The minute Kim Jong-un agrees to a comprehensive demilitarization, his fate will be sealed and he knows it.

Some observers believe that his primary goal is the loosening of sanctions.
"By dangling before the US once again 'denuclearization of the Korean peninsula' and 'moratorium on nuclear and missile tests', Kim seeks to weaken sanctions, pre-empt US military pre-emption, and condition the world into accepting North Korea as a legitimate nuclear state," says Prof Lee Sung-yoon from the Fletcher School of Law and Diplomacy, Tufts University.
I don't see it.

Unless he capitulates, which he cannot do, there is no clear path to the loosening of sanctions. Dangling promises will not do it. Especially not when the White House claimed he came to the table because of their tough stance. If anything they will tighten the screws.

So why did he do it?

I think it was an unintended consequence of something Trump did for completely unrelated reasons.

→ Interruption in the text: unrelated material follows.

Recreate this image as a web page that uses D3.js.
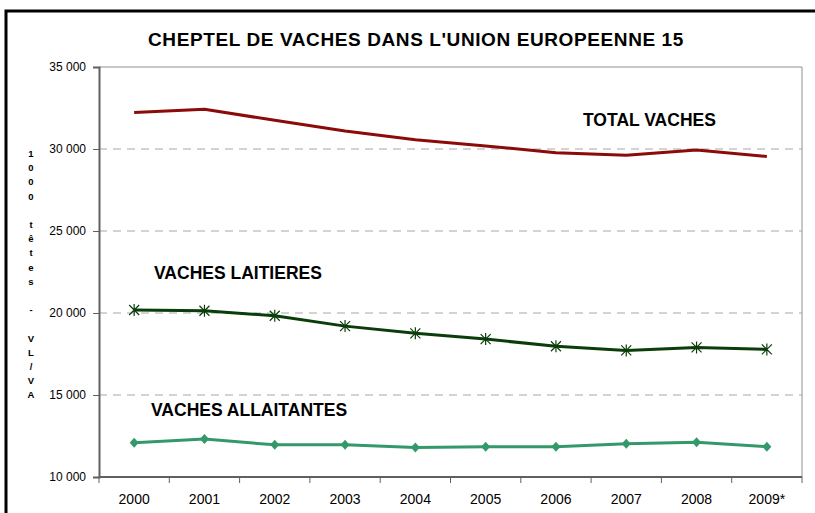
<!DOCTYPE html>
<html>
<head>
<meta charset="utf-8">
<script src="https://cdn.jsdelivr.net/npm/d3@7"></script>
<style>
  body { margin: 0; background: #fff; }
  text { font-family: "Liberation Sans", Arial, sans-serif; }
</style>
</head>
<body>
<div id="chart"></div>
<script>
// data (1000 têtes)
var years = ['2000','2001','2002','2003','2004','2005','2006','2007','2008','2009*'];
var totalVaches = [32220, 32420, 31750, 31100, 30560, 30190, 29770, 29620, 29940, 29540];
var vachesLaitieres = [20180, 20140, 19830, 19200, 18760, 18410, 17970, 17720, 17900, 17780];
var vachesAllaitantes = [12090, 12310, 11960, 11960, 11800, 11850, 11850, 12020, 12120, 11850];
var yTicks = [10000, 15000, 20000, 25000, 30000, 35000];
var yTitle = '1000 têtes - VL/VA';

drawChart();

function drawChart(){
    var width = 815, height = 513;
    var plotLeft = 99, plotRight = 802, plotTop = 67, plotBottom = 477;

    var svg = d3.select('#chart').append('svg')
        .attr('width', width)
        .attr('height', height);

    // outer frame
    svg.append('rect')
        .attr('x', 6).attr('y', 11)
        .attr('width', 830).attr('height', 530)
        .style('fill', 'none')
        .style('stroke', '#000')
        .style('stroke-width', 3);

    var x = d3.scaleBand().domain(years).range([plotLeft, plotRight]).padding(0);
    var y = d3.scaleLinear().domain([10000, 35000]).range([plotBottom, plotTop]);
    var fmt = d3.formatLocale({decimal: ',', thousands: ' ', grouping: [3], currency: ['', '']}).format(',');

    // grid lines
    svg.append('g').selectAll('line')
        .data(yTicks.filter(d => d > 10000 && d < 35000))
        .enter().append('line')
        .attr('x1', plotLeft).attr('x2', plotRight)
        .attr('y1', d => y(d)).attr('y2', d => y(d))
        .style('stroke', '#a8a8a8')
        .style('stroke-dasharray', '8,6');

    // plot frame top + right
    svg.append('path')
        .attr('d', 'M' + plotLeft + ',' + y(35000) + 'H' + plotRight + 'V' + plotBottom)
        .style('fill', 'none')
        .style('stroke', '#909090')
        .style('stroke-width', 1);

    // y axis
    var yAxis = d3.axisLeft(y).tickValues(yTicks).tickSize(6).tickFormat(fmt);
    var gy = svg.append('g')
        .attr('transform', 'translate(' + plotLeft + ',0)')
        .call(yAxis);
    gy.select('.domain').style('stroke', '#606060').style('stroke-width', 2);
    gy.selectAll('.tick line').style('stroke', '#606060');
    gy.selectAll('.tick text')
        .attr('x', -13)
        .style('font-size', '12px')
        .style('fill', '#000');

    // x axis
    var xAxis = d3.axisBottom(x).tickSize(0);
    var gx = svg.append('g')
        .attr('transform', 'translate(0,' + plotBottom + ')')
        .call(xAxis);
    gx.select('.domain').remove();
    gx.append('line')
        .attr('x1', plotLeft).attr('x2', plotRight)
        .style('stroke', '#606060').style('stroke-width', 2);
    gx.selectAll('.tick text')
        .attr('y', 17)
        .style('font-size', '14px')
        .style('fill', '#000');
    // tick marks between categories
    gx.append('g').selectAll('line')
        .data(years)
        .enter().append('line')
        .attr('x1', d => x(d) + x.bandwidth()).attr('x2', d => x(d) + x.bandwidth())
        .attr('y1', 0).attr('y2', 6)
        .style('stroke', '#606060');
    gx.append('line').attr('x1', plotLeft).attr('x2', plotLeft).attr('y1', 0).attr('y2', 6).style('stroke', '#606060');

    var cx = d => x(d) + x.bandwidth() / 2;

    function drawLine(values, color) {
        var line = d3.line()
            .x((d, i) => cx(years[i]))
            .y(d => y(d));
        svg.append('path')
            .datum(values)
            .attr('d', line)
            .style('fill', 'none')
            .style('stroke', color)
            .style('stroke-width', 3)
            .style('stroke-linejoin', 'round');
    }

    drawLine(totalVaches, '#8b0a0a');
    drawLine(vachesLaitieres, '#0b3d0b');
    drawLine(vachesAllaitantes, '#33996a');

    // asterisk markers
    svg.append('g').selectAll('path')
        .data(vachesLaitieres)
        .enter().append('path')
        .attr('transform', (d, i) => 'translate(' + cx(years[i]) + ',' + y(d) + ')')
        .attr('d', 'M-5,-5L5,5M-5,5L5,-5M0,-6V6')
        .style('stroke', '#0b3d0b')
        .style('stroke-width', 1.2);

    // diamond markers
    svg.append('g').selectAll('path')
        .data(vachesAllaitantes)
        .enter().append('path')
        .attr('transform', (d, i) => 'translate(' + cx(years[i]) + ',' + y(d) + ')')
        .attr('d', 'M0,-5L4.5,0L0,5L-4.5,0Z')
        .style('fill', '#33996a');

    // title
    svg.append('text')
        .attr('x', 416).attr('y', 46)
        .attr('text-anchor', 'middle')
        .style('font-size', '19px')
        .style('font-weight', 'bold')
        .style('letter-spacing', '0.6px')
        .text("CHEPTEL DE VACHES DANS L'UNION EUROPEENNE 15");

    // series labels
    var labels = [
        {t: 'TOTAL VACHES', x: 583, y: 126},
        {t: 'VACHES LAITIERES', x: 154, y: 279},
        {t: 'VACHES ALLAITANTES', x: 151, y: 416}
    ];
    svg.append('g').selectAll('text')
        .data(labels)
        .enter().append('text')
        .attr('x', d => d.x).attr('y', d => d.y)
        .style('font-size', '17.5px')
        .style('font-weight', 'bold')
        .text(d => d.t);

    // stacked vertical y title
    svg.append('g').selectAll('text')
        .data(yTitle.split(''))
        .enter().append('text')
        .attr('x', 31)
        .attr('y', (d, i) => 157 + i * 14.2)
        .attr('text-anchor', 'middle')
        .style('font-size', '9.5px')
        .style('font-weight', 'bold')
        .text(d => d);
}
</script>
</body>
</html>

In the last couple of months, Trump has been feeling the Mueller noose tightening around his neck and everytime a new revelation hit the Post of the Times or the Wall Street Journal, he announced something outrageous. Predictable the media focused on the outrage du jour and Russia inquiry was pushed to the back burner.

The latest was the tariffs to be imposed on steel and aluminum, followed by a general threat of a global trade war. One that led to the resignation of Gary Cohn.

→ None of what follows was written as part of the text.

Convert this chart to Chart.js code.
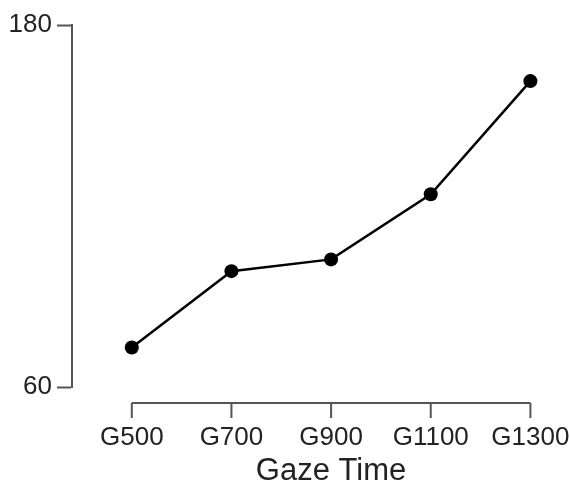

My guess is that Kim Jong-un grew very concerned that, in a looming trade war, China might throw him under the bus and use him as a bargaining chip to get some concessions from the US.

Without China buying his coal and selling him the basic necessities to keep his impoverished population alive Kim Jong-un would not last long. Or, to put it more morbidly, he might not have enough people to rule upon.

Remember the Great Famine where up to 3,500,000 people died of starvation and famine related illnesses?

So he now hopes to appear reasonable to China. He desperately wants Xi Jinping to think that he is doing all he can to work out a deal. And he counts on Trump to screw the process up.

Trump is not just a "dotard" he is a spoiled idiot with the attention span of a Golden Retriever puppy. He is not a great deal maker as he went bankrupt six times. Which, as you know, is very hard to do in casino business where people come literally to hand over their money to you.

The spoiled obese youngun who live in seclusion is not alone in assuming that Trump would fail badly trying to outmaneuver him.
Prof Robert E Kelly at Busan University in South Korea tweeted: "Trump doesn't study or even read. He tends to fly wildly off script. And May means there's almost no time for all the staff prep necessary."
To me, the likely next step is Trump (or people around him) finding an excuse to cancel the meeting. But in the unlikely event that they meet, The Rocket Man expects The Orange Man to say and do something so blatantly stupid that even people who hate Kim Jong-un will be unable to fault him.

But you would not know any of this from the glowing media coverage. Once again the corporate media acts as Trump's enabler.

In a post entitled "Everything Trump Does Is A Victory", Atrios (Duncan Black) makes this point.
If Obummer had walked into the press room one day and said a big announcement was coming and then the big announcement was that he was going to meet with the North Korean leader with no "preconditions" or no pre-negotiated concessions, NK nukes would have been unnecessary because DC's "foreign policy community" would have imploded the city themselves in a black hole of rage and the Washington Post would not have had this headline ['Trump secures a diplomatic coup with Korea"].
It would have been more like, "Experts say naive Obama is Rocket Man's little bitch."
Indeed, this is how it would have been covered. 

There are different rules for Republicans in our liberal media.